Figure scripts:
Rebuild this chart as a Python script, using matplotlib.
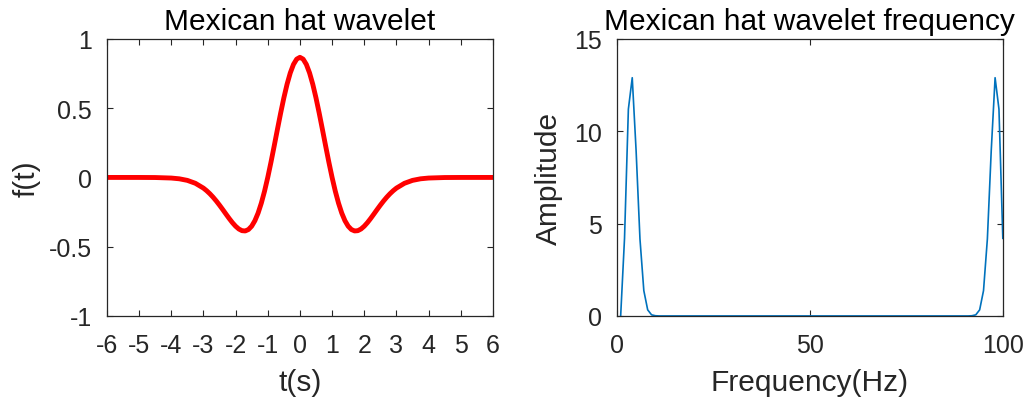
import numpy as np
import matplotlib
matplotlib.use("Agg")
import matplotlib.pyplot as plt

plt.rcParams['font.family'] = ['Liberation Sans', 'DejaVu Sans']

# Mexican hat wavelet, sampled (symmetric about t=0)
t_half = [0.0, 0.1, 0.2, 0.3, 0.4, 0.5, 0.6, 0.7, 0.8, 0.9, 1.0,
          1.1, 1.2, 1.3, 1.4, 1.5, 1.6, 1.7, 1.8, 1.9, 2.0,
          2.1, 2.2, 2.3, 2.4, 2.5, 2.6, 2.7, 2.8, 2.9, 3.0,
          3.25, 3.5, 3.75, 4.0, 4.5, 5.0, 6.0]
f_half = [0.8673, 0.8543, 0.8161, 0.7545, 0.6725, 0.5740, 0.4636, 0.3462, 0.2267, 0.1099, 0.0,
          -0.0995, -0.1857, -0.2571, -0.3125, -0.3520, -0.3762, -0.3864, -0.3845, -0.3723, -0.3521,
          -0.3261, -0.2961, -0.2642, -0.2317, -0.2001, -0.1701, -0.1425, -0.1177, -0.0959, -0.0771,
          -0.0423, -0.0213, -0.0099, -0.0044, -0.0007, -0.0001, 0.0]

# FFT magnitude, 100 bins plotted against bin number 1..100
amp_low = [0.0, 4.2, 11.2, 12.9, 8.95, 4.17, 1.37, 0.33, 0.06, 0.01]
amp_mid = [0.0] * 81
amp_high = [0.01, 0.06, 0.33, 1.37, 4.17, 8.95, 12.9, 11.2, 4.2]

t = np.concatenate([-np.array(t_half[:0:-1]), t_half])
f = np.concatenate([np.array(f_half[:0:-1]), f_half])
amp = np.array(amp_low + amp_mid + amp_high)
bins = np.arange(1, len(amp) + 1)

grey = '#262626'
fs = 18     # tick labels
lfs = 21.5  # titles and axis labels

fig = plt.figure(figsize=(10.28, 4.10), dpi=100)
ax1 = fig.add_axes([0.104, 0.227, 0.3755, 0.6756])
ax2 = fig.add_axes([0.600, 0.227, 0.3755, 0.6756])

ax1.plot(t, f, color='red', linewidth=3.5, solid_joinstyle='round')
ax1.set_xlim(-6, 6)
ax1.set_ylim(-1, 1)
ax1.set_xticks(range(-6, 7))
ax1.set_yticks([-1, -0.5, 0, 0.5, 1])
ax1.set_yticklabels(['-1', '-0.5', '0', '0.5', '1'])
ax1.set_xticklabels([str(v) for v in range(-6, 7)])
ax1.set_title('Mexican hat wavelet', fontsize=lfs, color='black', pad=7)
ax1.set_xlabel('t(s)', fontsize=lfs, color=grey, labelpad=8)
ax1.set_ylabel('f(t)', fontsize=lfs, color=grey, labelpad=6)

ax2.plot(bins, amp, color='#0072BD', linewidth=1.2)
ax2.set_xlim(0, 100)
ax2.set_ylim(0, 15)
ax2.set_xticks([0, 50, 100])
ax2.set_yticks([0, 5, 10, 15])
ax2.set_title('Mexican hat wavelet frequency', fontsize=lfs, color='black', pad=7)
ax2.set_xlabel('Frequency(Hz)', fontsize=lfs, color=grey, labelpad=8)
ax2.set_ylabel('Amplitude', fontsize=lfs, color=grey, labelpad=8)

for ax in (ax1, ax2):
    for s in ax.spines.values():
        s.set_color(grey)
        s.set_linewidth(0.9)
    ax.tick_params(direction='in', length=4, width=0.8, color=grey,
                   labelcolor=grey, labelsize=fs, top=True, right=True)
    ax.tick_params(axis='x', pad=12)
    ax.tick_params(axis='y', pad=11)

fig.savefig('out.png', dpi=100)
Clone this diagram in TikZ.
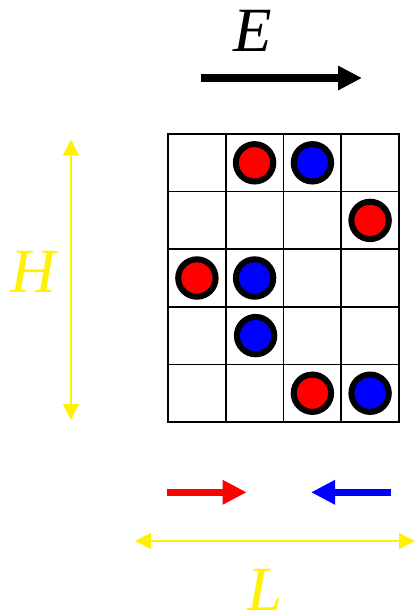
\documentclass[tikz,border=0pt]{standalone}
\usepackage{fontspec}
\setmainfont{Liberation Serif}
\usetikzlibrary{arrows.meta}
\begin{document}
\begin{tikzpicture}[x=1pt,y=-1pt,
  ball/.style={circle,draw=black,line width=6pt,minimum size=37.4pt,inner sep=0pt},
  redball/.style={ball,fill=red},
  blueball/.style={ball,fill=blue},
  lab/.style={font=\fontsize{63}{63}\selectfont\itshape,inner sep=0pt,anchor=base},
  fatarrow/.style={line width=7.5pt,-{Triangle[length=24pt,width=23pt]}},
  dimarrow/.style={yellow,line width=1.2pt,{Triangle[length=16pt,width=16pt]}-{Triangle[length=16pt,width=16pt]}}]
\useasboundingbox (0,0) rectangle (415,613);
% grid
\draw[line width=1.6pt] (168,134) rectangle (399,422);
\foreach \x in {225.75,283.5,341.25} \draw[line width=1.6pt] (\x,134) -- (\x,422);
\foreach \y in {191.6,249.2,306.8,364.4} \draw[line width=1.6pt] (168,\y) -- (399,\y);
% balls (cell centres)
\node[redball]  (r1) at (254.6,162.8) {};
\node[blueball] (b1) at (312.4,162.8) {};
\node[redball]  (r2) at (370.1,220.4) {};
\node[redball]  (r3) at (196.9,278.0) {};
\node[blueball] (b2) at (254.6,278.0) {};
\node[blueball] (b3) at (255.6,335.6) {};
\node[redball]  (r4) at (312.4,393.2) {};
\node[blueball] (b4) at (370.1,393.2) {};
% field
\node[lab] (E) at (253,51.7) {E};
\coordinate (e0) at (201,78);
\coordinate (e1) at (362,78);
\draw[fatarrow,black] (e0) -- (e1);
% H
\coordinate (h0) at (71,139.5);
\coordinate (h1) at (71,420);
\draw[dimarrow] (h0) -- (h1);
\node[lab,yellow] (H) at (33,292.7) {H};
% red / blue arrows
\coordinate (ra0) at (166.5,492.3);
\coordinate (ra1) at (246.7,492.3);
\draw[fatarrow,red] (ra0) -- (ra1);
\coordinate (ba0) at (390.7,492.3);
\coordinate (ba1) at (311,492.3);
\draw[fatarrow,blue] (ba0) -- (ba1);
% L
\coordinate (l0) at (135,541);
\coordinate (l1) at (415,541);
\draw[dimarrow] (l0) -- (l1);
\node[lab,yellow] (L) at (265,610.5) {L};
\end{tikzpicture}
\end{document}
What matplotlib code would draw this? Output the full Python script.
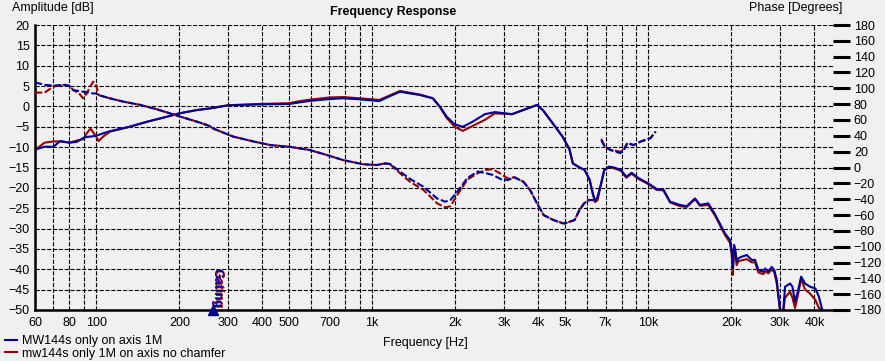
import numpy as np
import matplotlib
matplotlib.use("Agg")
import matplotlib.pyplot as plt
from matplotlib import transforms

plt.rcParams['font.family'] = ['Liberation Sans Narrow', 'Liberation Sans', 'DejaVu Sans']
plt.rcParams['font.size'] = 9

BLUE = '#000096'
RED = '#960000'
BG = '#F0F0F0'

# amplitude (dB) readings
amp_freq = [60, 65, 70, 74, 80, 85, 90, 92.4, 95.4, 100, 102, 106, 112, 132, 153, 174, 200,
            231, 257, 300, 391, 500, 546, 600, 700, 783, 900, 1060, 1157, 1260, 1491, 1658,
            1760, 1860, 1990, 2130, 2310, 2560, 2780, 3210, 3520, 3950, 4150, 4500, 4890,
            5180, 5330, 5640, 5880, 6130, 6300, 6420, 6550, 6750, 6930, 7220, 7520, 7960,
            8330, 8700, 9160, 10010, 10730, 11340, 12000, 13040, 13780, 14770, 15400, 16500,
            17450, 18970, 19780, 20070, 20250, 20450, 20630, 20900, 21200, 21820, 22740,
            23710, 24380, 25060, 26120, 26500, 27240, 28010, 28630, 29210, 30020, 30860,
            31300, 32640, 33300, 34020, 34920, 35800, 37000, 38600, 40300, 41500, 42700]
amp_blue = [-10.6, -9.9, -9.9, -8.5, -8.9, -8.7, -7.7, -7.5, -7.4, -7.2, -7.0, -6.6, -6.1,
            -5.0, -3.75, -2.8, -1.7, -0.9, -0.5, 0.25, 0.5, 0.6, 1.0, 1.4, 1.8, 2.0, 1.75,
            1.3, 2.5, 3.6, 2.8, 2.0, -0.1, -2.5, -4.4, -5.0, -3.75, -1.9, -1.4, -1.9, -0.9,
            0.35, -0.9, -4.1, -7.4, -10.5, -14, -15, -15.6, -18, -21.4, -23.3, -22.2, -18.9,
            -15.6, -14.8, -15, -15.6, -17.3, -16.3, -17.5, -18.9, -20.3, -20.4, -23.4, -24.2,
            -24.5, -22.6, -24.2, -23.8, -26.5, -31.2, -32.8, -35.7, -39.7, -34, -34.8, -38,
            -37.3, -36.9, -36.5, -37.7, -37.7, -40.2, -40.6, -39.8, -40.6, -39.4, -40.2,
            -42.6, -50, -50, -44.3, -43.5, -44.3, -48, -45.1, -41.8, -43.5, -44.3, -44.7,
            -46.7, -50]
amp_red = [-10.7, -8.9, -8.6, -8.6, -8.9, -8.4, -8.0, -6.6, -5.4, -7.5, -8.5, -7.4, -6.2,
           -5.0, -3.75, -2.8, -1.7, -0.9, -0.5, 0.3, 0.6, 0.8, 1.3, 1.7, 2.2, 2.3, 2.0,
           1.6, 2.7, 3.8, 2.9, 2.0, -0.2, -2.8, -5.0, -6.0, -4.8, -3.3, -1.7, -1.9, -0.9,
           0.35, -0.9, -4.1, -7.4, -10.5, -14, -15, -15.6, -18, -21.6, -23.5, -23, -19,
           -15.6, -14.8, -15.2, -15.8, -17.5, -16.5, -17.7, -19.1, -20.5, -20.6, -23.6, -24.5,
           -24.7, -22.8, -24.4, -24.2, -26.8, -31.6, -33.5, -36.5, -41.4, -35, -35.5, -39,
           -38, -37.8, -37.5, -38.3, -38.3, -40.8, -41.2, -40.5, -41, -40, -40.8,
           -43.5, -50, -50, -47, -45.5, -47, -49.5, -46, -42.3, -45, -46, -47.5,
           -49.5, -50]

# phase (degrees) readings, nan = gap in the trace
ph_freq = [60, 65, 70, 77, 80, 82.5, 86.7, 89.6, 92.4, 95.4, 97.6, 100, 102, 112, 125, 145,
           166, 188, 211, 238, 257, 265, 313, 371, 428, 502, 593, 683, 785, 927, 1039, 1110,
           1157, 1260, 1370, 1532, 1717, 1838, 1920, 2030, 2210, 2410, 2580, 2730, 2930,
           3100, 3270, 3530, 3730, 3950, 4180, 4530, 4910, 5000, 5410, 5640, 5860, 6100,
           6350, 6550, 6760, 6960, 7300, 7930, 8150, 8400, 8850, 9400, 10180, 10640]
ph_blue = [107.5, 104.4, 103.4, 104.4, 102.9, 97.7, 96.5, 95.7, 95, 94, 93.5, 93.6, 91.5,
           87.4, 83.3, 78.9, 73.5, 67.6, 62.2, 56.6, 52.5, 49.3, 39.1, 32.9, 28.3, 26.2,
           22.1, 15.9, 9.3, 4.1, 3.1, 5.1, 4.6, -5.1, -14.4, -24.2, -39.1, -43.2, -41.1,
           -30.9, -13.4, -5.1, -7.2, -9.3, -14.9, -15.9, -12.3, -18, -28.3, -45.2, -60.2,
           -66.3, -70.5, -70.5, -66.3, -53.5, -45.2, -41.1, -41.1, np.nan, 34.5, 26.2, 22.1,
           18.0, 22.1, 30.9, 28.3, 32.9, 37.0, 45.3]
ph_red = [94.6, 94.6, 102.3, 104.4, 102.9, 98, 93.6, 87.4, 93.6, 103, 108.5, 103.4, 91.5,
          87.4, 83.3, 78.9, 73.5, 67.6, 62.2, 56.6, 52.5, 49.3, 39.1, 32.9, 28.3, 26.2,
          22.1, 15.9, 9.3, 4.1, 3.1, 5.1, 4.6, -7.2, -18, -28.3, -45.2, -50.4, -48.9,
          -35, -15.4, -7.2, -3.1, -2.1, -8.2, -13.9, -12.3, -18, -28.3, -45.2, -60.2,
          -66.3, -70.5, -70.5, -66.3, -53.5, -45.2, -41.1, -41.1, np.nan, 36, 26.2, 22.1,
          20.0, 22.1, 30.9, 28.3, 32.9, 37.0, 45.3]

grid_freqs = [70, 80, 90, 100, 200, 300, 400, 500, 600, 700, 800, 900, 1000, 2000, 3000,
              4000, 5000, 6000, 7000, 8000, 9000, 10000, 20000, 30000, 40000]
tick_labels = {60: '60', 80: '80', 100: '100', 200: '200', 300: '300', 400: '400',
               500: '500', 700: '700', 1000: '1k', 2000: '2k', 3000: '3k', 4000: '4k',
               5000: '5k', 7000: '7k', 10000: '10k', 20000: '20k', 30000: '30k', 40000: '40k'}
gating_freq = 264.6

W, H = 885, 361
fig = plt.figure(figsize=(W / 100, H / 100), dpi=100, facecolor=BG)
ax = fig.add_axes([35 / W, 51 / H, 798 / W, 285 / H])
ax.set_facecolor(BG)
ax.set_xscale('log')
ax.set_xlim(60, 46700)
ax.set_ylim(-50, 20)

# grid
major = [60] + grid_freqs
ax.set_xticks(major)
ax.set_xticklabels([tick_labels.get(f, '') for f in major])
ax.set_xticks([f for f in grid_freqs if f not in tick_labels], minor=True)
ax.xaxis.set_minor_formatter(matplotlib.ticker.NullFormatter())
ax.set_yticks(np.arange(-50, 21, 5))
ax.tick_params(axis='x', which='major', length=0, pad=5)
ax.tick_params(axis='x', which='minor', length=5, width=0.8, color='black')
ax.tick_params(axis='y', length=0, pad=4)
ax.grid(True, which='both', axis='x', color='black', lw=0.8, ls=(0, (3.75, 1.5)))
ax.grid(True, which='major', axis='y', color='black', lw=0.8, ls=(0, (3.75, 1.5)))
ax.set_axisbelow(True)
for s in ['top', 'right']:
    ax.spines[s].set_visible(False)
for s in ['left', 'bottom']:
    ax.spines[s].set_linewidth(1.8)

ax.plot(amp_freq, amp_red, color=RED, lw=1.5, label='mw144s only 1M on axis no chamfer')
ax.plot(amp_freq, amp_blue, color=BLUE, lw=1.5, label='MW144s only on axis 1M')

ax2 = ax.twinx()
ax2.set_ylim(-180, 180)
ax2.set_yticks(np.arange(-180, 181, 20))
ax2.tick_params(axis='y', direction='out', length=12, width=2.2, pad=3)
for s in ax2.spines.values():
    s.set_visible(False)
ax2.plot(ph_freq, ph_red, color=RED, lw=1.5, ls=(0, (3.5, 1.2)))
ax2.plot(ph_freq, ph_blue, color=BLUE, lw=1.5, ls=(0, (3.5, 1.2)))

# gating marker
ax.plot([gating_freq], [-50], marker='^', color=BLUE, ms=7, clip_on=False, zorder=10)
shadow = transforms.offset_copy(ax.transData, fig=fig, x=1, y=-1, units='dots')
ax.text(gating_freq * 1.03, -44.6, 'Gating', rotation=-90, ha='center', va='center',
        color=RED, fontweight='bold', transform=shadow)
ax.text(gating_freq * 1.03, -44.6, 'Gating', rotation=-90, ha='center', va='center',
        color=BLUE, fontweight='bold')

fig.text(12 / W, 1 - 8 / H, 'Amplitude [dB]', ha='left', va='center')
fig.text(842 / W, 1 - 8 / H, 'Phase [Degrees]', ha='right', va='center')
fig.text(393 / W, 1 - 12 / H, 'Frequency Response', ha='center', va='center', fontweight='bold')
fig.text(425 / W, 1 - 343 / H, 'Frequency [Hz]', ha='center', va='center')

h, l = ax.get_legend_handles_labels()
fig.legend(h[::-1], l[::-1], loc='lower left', bbox_to_anchor=(2 / W, -1 / H), frameon=False,
           handlelength=1.0, handletextpad=0.4, labelspacing=0.05, borderpad=0.2,
           borderaxespad=0.0)

fig.savefig('out.png', dpi=100, facecolor=BG)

Task brief> From the listing above, restate verbatim the lines running from the one with "What matplotlib code" through the one with "BG = '#F0F0F0'", inclusive, but not the pictures.

Complete response>
What matplotlib code would draw this? Output the full Python script.
import numpy as np
import matplotlib
matplotlib.use("Agg")
import matplotlib.pyplot as plt
from matplotlib import transforms

plt.rcParams['font.family'] = ['Liberation Sans Narrow', 'Liberation Sans', 'DejaVu Sans']
plt.rcParams['font.size'] = 9

BLUE = '#000096'
RED = '#960000'
BG = '#F0F0F0'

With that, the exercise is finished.